Write out nothing but the lines from the first line of the entries below through the line with "const fontSize = 40;"; no pictures go in.
• • • • •
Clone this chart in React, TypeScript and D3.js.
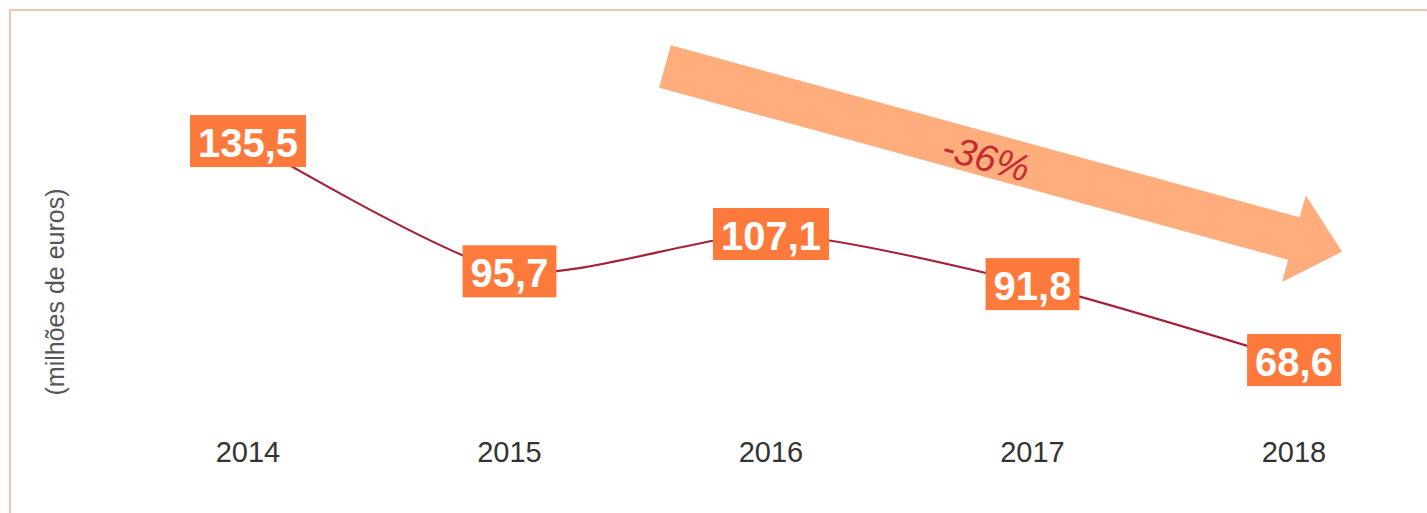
import React from "react";
import * as d3 from "d3";

const years = ["2014", "2015", "2016", "2017", "2018"];
const values = [135.5, 95.7, 107.1, 91.8, 68.6];
const changeLabel = "-36%";
const axisTitle = "(milhões de euros)";

const W = 1427;
const H = 513;

export default function App() {
  const x = d3.scalePoint<string>().domain(years).range([248, 1294]);
  const y = d3.scaleLinear().domain([60, 140]).range([388.2, 126.3]);
  const fmt = (v: number) => v.toFixed(1).replace(".", ",");

  const line = d3
    .line<number>()
    .x((_, i) => x(years[i]) as number)
    .y((d) => y(d))
    .curve(d3.curveCardinal.tension(0.3));

  const ax0 = 665, ay0 = 66.5, ang = 15.3;
  const len = 702, hw = 22, headHw = 45, headLen = 50;
  const arrowPts: [number, number][] = [
    [0, -hw],
    [len - headLen, -hw],
    [len - headLen, -headHw],
    [len, 0],
    [len - headLen, headHw],
    [len - headLen, hw],
    [0, hw],
  ];
  const arrowPath = "M" + arrowPts.map((p) => p.join(",")).join("L") + "Z";

  const boxPadX = 8;
  const fontSize = 40;

  return (
    <svg
      width={W}
      height={H}
      style={{ position: "absolute", left: 0, top: 0, display: "block", background: "#fff" }}
      fontFamily="'Liberation Sans', Arial, sans-serif"
    >
      <rect x={10} y={10} width={W + 20} height={H + 20} fill="none" stroke="#f3b79c" strokeWidth={1.5} />

      <g transform={`translate(${ax0},${ay0}) rotate(${ang})`}>
        <path d={arrowPath} fill="#ffad7c" />
      </g>
      <text
        x={986}
        y={158}
        transform={`rotate(${ang} 986 158)`}
        textAnchor="middle"
        dominantBaseline="central"
        fontSize={38}
        fontStyle="italic"
        fill="#c52a30"
      >
        {changeLabel}
      </text>

      <text
        transform={`translate(55,292) rotate(-90)`}
        textAnchor="middle"
        dominantBaseline="central"
        fontSize={25}
        fill="#555"
      >
        {axisTitle}
      </text>

      <path d={line(values) || ""} fill="none" stroke="#a3243a" strokeWidth={2.2} />

      {values.map((v, i) => {
        const label = fmt(v);
        const tw = label.replace(",", "").length * 0.556 * fontSize + 0.278 * fontSize;
        const bw = tw + boxPadX * 2;
        const cx = x(years[i]) as number;
        const cy = y(v);
        return (
          <g key={years[i]}>
            <rect x={cx - bw / 2} y={cy - 26} width={bw} height={52} fill="#fd7a3c" />
            <text
              x={cx}
              y={cy + 2}
              textAnchor="middle"
              dominantBaseline="central"
              fontSize={fontSize}
              fontWeight="bold"
              fill="#fff"
            >
              {label}
            </text>
          </g>
        );
      })}

      {years.map((yr) => (
        <text
          key={yr}
          x={x(yr) as number}
          y={452}
          textAnchor="middle"
          dominantBaseline="central"
          fontSize={29}
          fill="#333"
        >
          {yr}
        </text>
      ))}
    </svg>
  );
}
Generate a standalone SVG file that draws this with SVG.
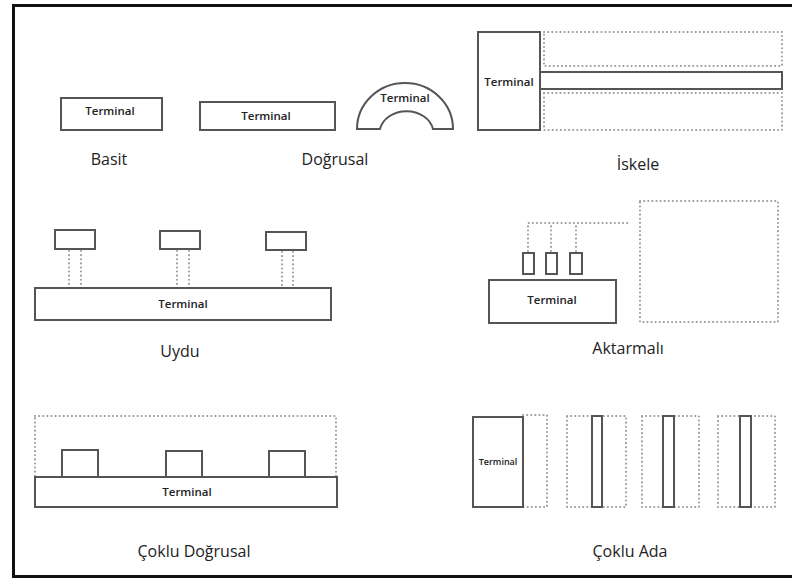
<svg xmlns="http://www.w3.org/2000/svg" width="792" height="579" viewBox="0 0 792 579">
<style>
.s{fill:#fff;stroke:#555;stroke-width:2}
.d{fill:none;stroke:#999;stroke-width:2;stroke-dasharray:0.1 4;stroke-linecap:round}
.t{font-family:"Open Sans","Noto Sans",sans-serif;font-size:11.5px;font-weight:600;fill:#222;text-anchor:middle}
.l{font-family:"Open Sans","Noto Sans",sans-serif;font-size:16px;fill:#222;text-anchor:middle}
</style>
<rect x="0" y="0" width="792" height="579" fill="#fff"/>
<rect x="13.5" y="5.5" width="790" height="571" fill="none" stroke="#111" stroke-width="3"/>
<g id="basit">
<rect class="s" x="61" y="98" width="101" height="32"/>
<text class="t" x="110" y="115">Terminal</text>
<text class="l" x="109" y="165">Basit</text>
</g>
<g id="dogrusal">
<rect class="s" x="200" y="102" width="135" height="28"/>
<text class="t" x="266" y="120">Terminal</text>
<path class="s" d="M357,129 A48,46 0 0 1 453,129 L433,129 A27,22 0 0 0 380,129 Z"/>
<text class="t" x="405" y="102">Terminal</text>
<text class="l" x="335" y="165">Doğrusal</text>
</g>
<g id="iskele">
<rect class="d" x="544" y="32" width="238" height="34"/>
<rect class="d" x="544" y="93" width="238" height="37"/>
<rect class="s" x="478" y="32" width="62" height="98"/>
<rect class="s" x="540" y="72" width="242" height="17"/>
<text class="t" x="509" y="86">Terminal</text>
<text class="l" x="638" y="170">İskele</text>
</g>
<g id="uydu">
<g class="connectors">
<path class="d" d="M69,251V287M81,251V287M177,251V287M189,251V287M282,252V287M293,252V287"/>
</g>
<rect class="s" x="55" y="230" width="40" height="19"/>
<rect class="s" x="160" y="231" width="40" height="18"/>
<rect class="s" x="266" y="232" width="40" height="18"/>
<rect class="s" x="35" y="288" width="296" height="32"/>
<text class="t" x="183" y="308">Terminal</text>
<text class="l" x="180" y="357">Uydu</text>
</g>
<g id="aktarmali">
<g class="connectors">
<path class="d" d="M528,251V223H630M551,251V223M576,251V223"/>
</g>
<rect class="d" x="640" y="201" width="138" height="121"/>
<rect class="s" x="523" y="253" width="11" height="21"/>
<rect class="s" x="546" y="253" width="11" height="21"/>
<rect class="s" x="570" y="253" width="12" height="21"/>
<rect class="s" x="489" y="280" width="127" height="43"/>
<text class="t" x="552" y="304">Terminal</text>
<text class="l" x="628" y="354">Aktarmalı</text>
</g>
<g id="coklu-dogrusal">
<rect class="d" x="35" y="416" width="301" height="61"/>
<rect class="s" x="62" y="450" width="36" height="27"/>
<rect class="s" x="166" y="451" width="36" height="26"/>
<rect class="s" x="269" y="451" width="36" height="26"/>
<rect class="s" x="35" y="477" width="302" height="30"/>
<text class="t" x="187" y="496">Terminal</text>
<text class="l" x="194" y="557">Çoklu Doğrusal</text>
</g>
<g id="coklu-ada">
<rect class="d" x="523" y="415" width="24" height="92"/>
<rect class="s" x="473" y="417" width="50" height="90"/>
<text class="t" x="498" y="465" style="font-size:9px">Terminal</text>
<rect class="d" x="567" y="416" width="59" height="91"/>
<rect class="s" x="592" y="416" width="10" height="91"/>
<rect class="d" x="642" y="416" width="57" height="91"/>
<rect class="s" x="663" y="416" width="11" height="91"/>
<rect class="d" x="718" y="416" width="57" height="91"/>
<rect class="s" x="740" y="416" width="11" height="91"/>
<text class="l" x="630" y="557">Çoklu Ada</text>
</g>
</svg>
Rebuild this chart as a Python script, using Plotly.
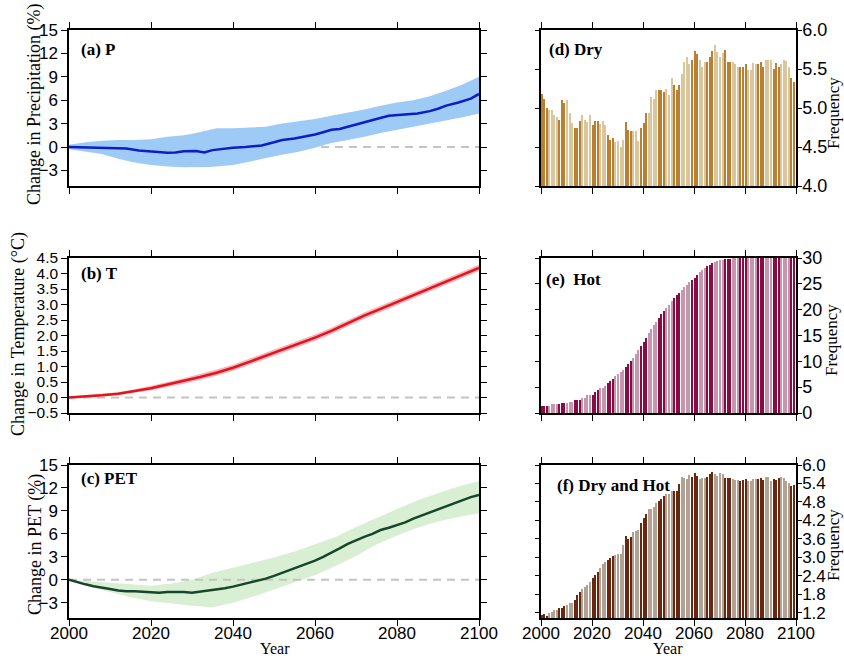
import plotly.graph_objects as go

# ---------------- data ----------------
# (a) Precipitation change (%)
P_years = [2000, 2004, 2008, 2012, 2014, 2017, 2020, 2024, 2026, 2028, 2031, 2033, 2035, 2038, 2040,
           2043, 2045, 2047, 2050, 2052, 2055, 2058, 2060, 2062, 2064, 2066, 2068, 2070, 2072, 2075,
           2078, 2080, 2083, 2085, 2088, 2090, 2092, 2095, 2098, 2100]
P_mean = [0.0, -0.05, -0.1, -0.2, -0.2, -0.45, -0.6, -0.75, -0.7, -0.55, -0.5, -0.7, -0.4, -0.2, -0.1,
          0.0, 0.1, 0.2, 0.6, 0.9, 1.1, 1.4, 1.6, 1.9, 2.2, 2.3, 2.6, 2.9, 3.2, 3.6,
          4.0, 4.1, 4.2, 4.3, 4.6, 4.9, 5.3, 5.7, 6.2, 6.8]
P_band_years = [2000, 2004, 2008, 2012, 2016, 2020, 2024, 2028, 2031, 2034, 2036, 2040, 2044, 2048,
                2052, 2056, 2060, 2064, 2068, 2072, 2076, 2080, 2084, 2088, 2092, 2096, 2100]
P_upper = [0.3, 0.6, 0.8, 0.9, 0.9, 1.0, 1.3, 1.5, 1.8, 2.2, 2.4, 2.4, 2.5, 2.6,
           3.0, 3.3, 3.6, 4.0, 4.4, 4.8, 5.3, 5.7, 6.0, 6.5, 7.2, 8.0, 9.0]
P_lower = [-0.3, -0.6, -0.9, -1.5, -2.0, -2.3, -2.5, -2.6, -2.6, -2.55, -2.5, -2.3, -1.9, -1.4,
           -1.0, -0.6, -0.1, 0.5, 0.9, 1.3, 1.8, 2.2, 2.6, 3.0, 3.4, 3.8, 4.3]

# (b) Temperature change (degC)
T_years = [2000, 2004, 2008, 2012, 2016, 2020, 2024, 2028, 2032, 2036, 2040, 2044, 2048, 2052,
           2056, 2060, 2064, 2068, 2072, 2076, 2080, 2084, 2088, 2092, 2096, 2100]
T_mean = [0.0, 0.03, 0.07, 0.12, 0.2, 0.3, 0.42, 0.53, 0.66, 0.8, 0.96, 1.15, 1.34, 1.53,
          1.72, 1.93, 2.15, 2.4, 2.64, 2.86, 3.08, 3.3, 3.53, 3.74, 3.95, 4.18]
T_upper = [0.03, 0.07, 0.11, 0.17, 0.26, 0.37, 0.5, 0.62, 0.75, 0.9, 1.06, 1.25, 1.44, 1.63,
           1.82, 2.03, 2.25, 2.5, 2.74, 2.96, 3.18, 3.4, 3.63, 3.84, 4.05, 4.28]
T_lower = [-0.03, -0.01, 0.03, 0.07, 0.14, 0.23, 0.34, 0.44, 0.57, 0.7, 0.86, 1.05, 1.24, 1.43,
           1.62, 1.83, 2.05, 2.3, 2.54, 2.76, 2.98, 3.2, 3.43, 3.64, 3.85, 4.08]

# (c) PET change (%)
PET_years = [2000, 2002, 2004, 2006, 2008, 2010, 2012, 2014, 2016, 2018, 2020, 2022, 2024, 2026,
             2028, 2030, 2032, 2034, 2036, 2038, 2040, 2042, 2044, 2046, 2048, 2050, 2052, 2054,
             2056, 2058, 2060, 2062, 2064, 2066, 2068, 2070, 2072, 2074, 2076, 2078, 2080, 2082,
             2084, 2086, 2088, 2090, 2092, 2094, 2096, 2098, 2100]
PET_mean = [0.0, -0.35, -0.6, -0.85, -1.0, -1.2, -1.4, -1.5, -1.5, -1.55, -1.65, -1.7, -1.6, -1.6,
            -1.6, -1.7, -1.55, -1.35, -1.3, -1.1, -0.9, -0.65, -0.45, -0.2, 0.15, 0.5, 0.9, 1.2,
            1.6, 2.0, 2.5, 3.0, 3.5, 4.1, 4.7, 5.2, 5.6, 6.0, 6.5, 6.8, 7.1, 7.5,
            8.0, 8.4, 8.9, 9.3, 9.7, 10.1, 10.5, 10.8, 11.1]
PET_band_years = [2000, 2005, 2010, 2015, 2020, 2025, 2030, 2035, 2040, 2045, 2050, 2055, 2060,
                  2065, 2070, 2075, 2080, 2085, 2090, 2095, 2100]
PET_upper = [0.0, -0.2, -0.45, -0.6, -0.8, -0.5, 0.0, 0.9, 1.6, 2.2, 2.9, 3.7, 4.6,
             5.6, 6.9, 8.1, 9.3, 10.4, 11.3, 12.2, 12.9]
PET_lower = [0.0, -0.9, -1.6, -2.3, -2.8, -3.1, -3.4, -3.6, -3.0, -2.2, -1.3, -0.4, 0.6,
             1.8, 3.1, 4.6, 5.8, 6.8, 7.6, 8.2, 8.7]

# (d)-(f) yearly frequencies
bar_years = list(range(2000, 2100))
Dry = [5.18, 5.11, 5.00, 4.97, 4.97, 4.91, 4.88, 4.85, 5.10, 5.07,
       5.10, 4.94, 4.81, 4.74, 4.74, 4.83, 4.91, 4.84, 4.82, 4.91,
       4.78, 4.83, 4.83, 4.79, 4.83, 4.78, 4.65, 4.59, 4.61, 4.56,
       4.58, 4.50, 4.59, 4.82, 4.72, 4.71, 4.71, 4.71, 4.58, 4.74,
       4.81, 4.94, 4.94, 5.14, 5.11, 5.23, 5.23, 5.23, 5.20, 5.24,
       5.17, 5.39, 5.29, 5.23, 5.29, 5.43, 5.59, 5.66, 5.57, 5.61,
       5.73, 5.69, 5.62, 5.52, 5.59, 5.59, 5.65, 5.73, 5.81, 5.72,
       5.66, 5.71, 5.74, 5.59, 5.59, 5.59, 5.56, 5.53, 5.53, 5.52,
       5.57, 5.49, 5.49, 5.58, 5.57, 5.57, 5.59, 5.52, 5.61, 5.62,
       5.62, 5.50, 5.58, 5.52, 5.56, 5.62, 5.60, 5.52, 5.39, 5.33]
Hot = [1.4, 1.4, 1.4, 1.4, 1.7, 1.7, 1.7, 1.7, 1.95, 1.95,
       1.95, 2.2, 2.2, 2.6, 2.6, 2.6, 3.0, 3.0, 3.5, 3.5,
       3.5, 4.0, 4.4, 4.8, 4.9, 5.3, 5.9, 6.2, 6.6, 7.1,
       7.5, 8.0, 8.4, 9.0, 9.5, 10.0, 10.6, 11.5, 12.2, 13.0,
       13.8, 14.6, 15.4, 16.3, 17.0, 17.6, 18.4, 19.2, 19.8, 20.4,
       21.0, 21.6, 22.2, 22.8, 23.3, 23.8, 24.3, 24.8, 25.3, 25.8,
       26.2, 26.7, 27.2, 27.6, 28.0, 28.4, 28.7, 29.0, 29.3, 29.5,
       29.6, 29.7, 29.8, 29.9, 29.9, 30, 30, 30, 30, 30,
       30, 30, 30, 30, 30, 30, 30, 30, 30, 30,
       30, 30, 30, 30, 30, 30, 30, 30, 30, 30]
DryHot = [1.14, 1.17, 1.10, 1.18, 1.22, 1.28, 1.28, 1.36, 1.36, 1.41,
          1.46, 1.52, 1.52, 1.63, 1.79, 1.86, 1.97, 2.04, 2.11, 2.19,
          2.33, 2.44, 2.51, 2.65, 2.79, 2.84, 2.90, 2.98, 3.03, 3.08,
          3.11, 3.12, 3.41, 3.70, 3.59, 3.66, 3.81, 3.87, 3.89, 4.13,
          4.27, 4.41, 4.56, 4.56, 4.65, 4.76, 4.84, 4.89, 5.00, 5.05,
          5.05, 5.17, 5.17, 5.17, 5.38, 5.60, 5.57, 5.54, 5.68, 5.62,
          5.73, 5.64, 5.54, 5.57, 5.57, 5.62, 5.71, 5.78, 5.71, 5.64,
          5.73, 5.70, 5.57, 5.57, 5.57, 5.54, 5.51, 5.51, 5.49, 5.51,
          5.54, 5.49, 5.49, 5.54, 5.54, 5.54, 5.57, 5.51, 5.60, 5.60,
          5.49, 5.54, 5.51, 5.57, 5.60, 5.57, 5.49, 5.41, 5.32, 5.35]

year_ticks = [2000, 2020, 2040, 2060, 2080, 2100]

# ---------------- figure ----------------
W, H = 844, 658
fig = go.Figure()

def px_x(a, b):
    return [a / W, b / W]

def px_y(top, bottom):
    return [1 - bottom / H, 1 - top / H]

LEFT = px_x(69, 479)
RIGHT = px_x(541, 796)
ROWS = [px_y(30, 186), px_y(258, 413), px_y(465, 618)]

tick_font = dict(family="Liberation Sans, Arial, sans-serif", size=17, color="black")
serif = "Liberation Serif, Times New Roman, serif"

def xax(domain, anchor, show_labels):
    return dict(domain=domain, anchor=anchor, range=[2000, 2100], tickvals=year_ticks,
                showticklabels=show_labels, ticks="outside", ticklen=6, tickwidth=1.2,
                tickcolor="black", showline=True, linecolor="black", linewidth=1.5,
                mirror="ticks", showgrid=False, zeroline=False, automargin=False,
                ticklabelstandoff=-7, tickfont=dict(tick_font, size=17))

def yax(domain, anchor, rng, tickvals, fmt, side="left", fsize=None):
    size = fsize if fsize else (17 if side == "left" else 18)
    return dict(domain=domain, anchor=anchor, range=rng, tickvals=tickvals, tickformat=fmt,
                side=side, ticks="outside", ticklen=6 if side == "left" else 4, tickwidth=1.2,
                tickcolor="black", showline=True, linecolor="black", linewidth=1.5,
                mirror="ticks", showgrid=False, zeroline=False, automargin=False,
                ticklabelstandoff=0 if side == "left" else -3,
                tickfont=dict(tick_font, size=size))

grey_dash = dict(color="#c4c4c4", width=2, dash="8px,6px")

# (a) P
fig.add_trace(go.Scatter(x=[P_years[0], P_years[-1]], y=[0, 0], mode="lines", line=grey_dash,
                         xaxis="x", yaxis="y", hoverinfo="skip"))
fig.add_trace(go.Scatter(x=P_band_years, y=P_upper, mode="lines", line=dict(width=0, color="#9ecbf6"),
                         xaxis="x", yaxis="y"))
fig.add_trace(go.Scatter(x=P_band_years, y=P_lower, mode="lines", line=dict(width=0, color="#9ecbf6"),
                         fill="tonexty", fillcolor="#9ecbf6", xaxis="x", yaxis="y"))
fig.add_trace(go.Scatter(x=P_years, y=P_mean, mode="lines", line=dict(color="#0c1ec4", width=2.5),
                         xaxis="x", yaxis="y"))

# (b) T
fig.add_trace(go.Scatter(x=T_years, y=T_upper, mode="lines", line=dict(width=0, color="#f6b3bd"),
                         xaxis="x2", yaxis="y2"))
fig.add_trace(go.Scatter(x=T_years, y=T_lower, mode="lines", line=dict(width=0, color="#f6b3bd"),
                         fill="tonexty", fillcolor="#f6b3bd", xaxis="x2", yaxis="y2"))
fig.add_trace(go.Scatter(x=[T_years[0], T_years[-1]], y=[0, 0], mode="lines", line=grey_dash,
                         xaxis="x2", yaxis="y2"))
fig.add_trace(go.Scatter(x=T_years, y=T_mean, mode="lines", line=dict(color="#e3141c", width=2.5),
                         xaxis="x2", yaxis="y2"))

# (c) PET
fig.add_trace(go.Scatter(x=PET_band_years, y=PET_upper, mode="lines", line=dict(width=0, color="#d9efd3"),
                         xaxis="x3", yaxis="y3"))
fig.add_trace(go.Scatter(x=PET_band_years, y=PET_lower, mode="lines", line=dict(width=0, color="#d9efd3"),
                         fill="tonexty", fillcolor="#d9efd3", xaxis="x3", yaxis="y3"))
fig.add_trace(go.Scatter(x=[PET_years[0], PET_years[-1]], y=[0, 0], mode="lines", line=grey_dash,
                         xaxis="x3", yaxis="y3"))
fig.add_trace(go.Scatter(x=PET_years, y=PET_mean, mode="lines", line=dict(color="#17472a", width=2.5),
                         xaxis="x3", yaxis="y3"))

# (d)-(f) bars; two shades imitate the rasterised look of the thin bars in the original
def shades(dark, light):
    return [dark if (i * 0.154) % 1 < 0.45 else light for i in range(len(bar_years))]

fig.add_trace(go.Bar(x=bar_years, y=Dry, offset=0, width=0.6,
                     marker=dict(color=shades("#bb7f32", "#dac69c"), line=dict(width=0)),
                     xaxis="x4", yaxis="y4"))
fig.add_trace(go.Bar(x=bar_years, y=Hot, offset=0, width=0.6,
                     marker=dict(color=shades("#8a0a44", "#c596ad"), line=dict(width=0)),
                     xaxis="x5", yaxis="y5"))
fig.add_trace(go.Bar(x=bar_years, y=DryHot, offset=0, width=0.6,
                     marker=dict(color=shades("#692710", "#b2a293"), line=dict(width=0)),
                     xaxis="x6", yaxis="y6"))

fig.update_layout(
    template="none",
    width=W, height=H, margin=dict(l=0, r=0, t=0, b=0, autoexpand=False),
    paper_bgcolor="white", plot_bgcolor="white", showlegend=False,
    xaxis=xax(LEFT, "y", False),
    xaxis2=xax(LEFT, "y2", False),
    xaxis3=xax(LEFT, "y3", True),
    xaxis4=xax(RIGHT, "y4", False),
    xaxis5=xax(RIGHT, "y5", False),
    xaxis6=xax(RIGHT, "y6", True),
    yaxis=yax(ROWS[0], "x", [-5, 15], [-3, 0, 3, 6, 9, 12, 15], "d"),
    yaxis2=yax(ROWS[1], "x2", [-0.5, 4.5], [-0.5 + 0.5 * i for i in range(11)], ".1f", fsize=15.5),
    yaxis3=yax(ROWS[2], "x3", [-5, 15], [-3, 0, 3, 6, 9, 12, 15], "d"),
    yaxis4=yax(ROWS[0], "x4", [4.0, 6.0], [4.0, 4.5, 5.0, 5.5, 6.0], ".1f", side="right"),
    yaxis5=yax(ROWS[1], "x5", [0, 30], [0, 5, 10, 15, 20, 25, 30], "d", side="right"),
    yaxis6=yax(ROWS[2], "x6", [1.03, 6.0], [1.2 + 0.6 * i for i in range(9)], ".1f", side="right",
               fsize=17),
    bargap=0,
)

def ann(text, x, y, size, bold=False, angle=0, xanchor="center", yanchor="middle"):
    fig.add_annotation(text=f"<b>{text}</b>" if bold else text, x=x / W, y=1 - y / H,
                       xref="paper", yref="paper", showarrow=False, textangle=angle,
                       xanchor=xanchor, yanchor=yanchor, borderpad=0,
                       font=dict(family=serif, size=size, color="black"))

# panel labels
ann("(a) P", 80, 50, 17, bold=True, xanchor="left")
ann("(b) T", 80, 273, 17, bold=True, xanchor="left")
ann("(c) PET", 80, 479, 17, bold=True, xanchor="left")
ann("(d) Dry", 548, 50, 17, bold=True, xanchor="left")
ann("(e)  Hot", 545, 280, 17, bold=True, xanchor="left")
ann("(f) Dry and Hot", 556, 485, 17, bold=True, xanchor="left")

# axis titles
ann("Change in Precipitation (%)", 35, 105, 18, angle=-90)
ann("Change in Temperature (°C)", 18, 334, 18, angle=-90)
ann("Change in PET (%)", 35, 545, 18, angle=-90)
ann("Frequency", 833, 113, 17, angle=-90)
ann("Frequency", 831, 340, 17, angle=-90)
ann("Frequency", 833, 545, 17, angle=-90)
ann("Year", 275, 658, 16, yanchor="bottom")
ann("Year", 668, 658, 16, yanchor="bottom")

fig.write_html("out.html")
• • • • •
● **The result**
Clone this chart in React, TypeScript and D3.js.
import React from "react";
import * as d3 from "d3";

const years = ["2014", "2015", "2016", "2017", "2018"];
const values = [135.5, 95.7, 107.1, 91.8, 68.6];
const changeLabel = "-36%";
const axisTitle = "(milhões de euros)";

const W = 1427;
const H = 513;

export default function App() {
  const x = d3.scalePoint<string>().domain(years).range([248, 1294]);
  const y = d3.scaleLinear().domain([60, 140]).range([388.2, 126.3]);
  const fmt = (v: number) => v.toFixed(1).replace(".", ",");

  const line = d3
    .line<number>()
    .x((_, i) => x(years[i]) as number)
    .y((d) => y(d))
    .curve(d3.curveCardinal.tension(0.3));

  const ax0 = 665, ay0 = 66.5, ang = 15.3;
  const len = 702, hw = 22, headHw = 45, headLen = 50;
  const arrowPts: [number, number][] = [
    [0, -hw],
    [len - headLen, -hw],
    [len - headLen, -headHw],
    [len, 0],
    [len - headLen, headHw],
    [len - headLen, hw],
    [0, hw],
  ];
  const arrowPath = "M" + arrowPts.map((p) => p.join(",")).join("L") + "Z";

  const boxPadX = 8;
  const fontSize = 40;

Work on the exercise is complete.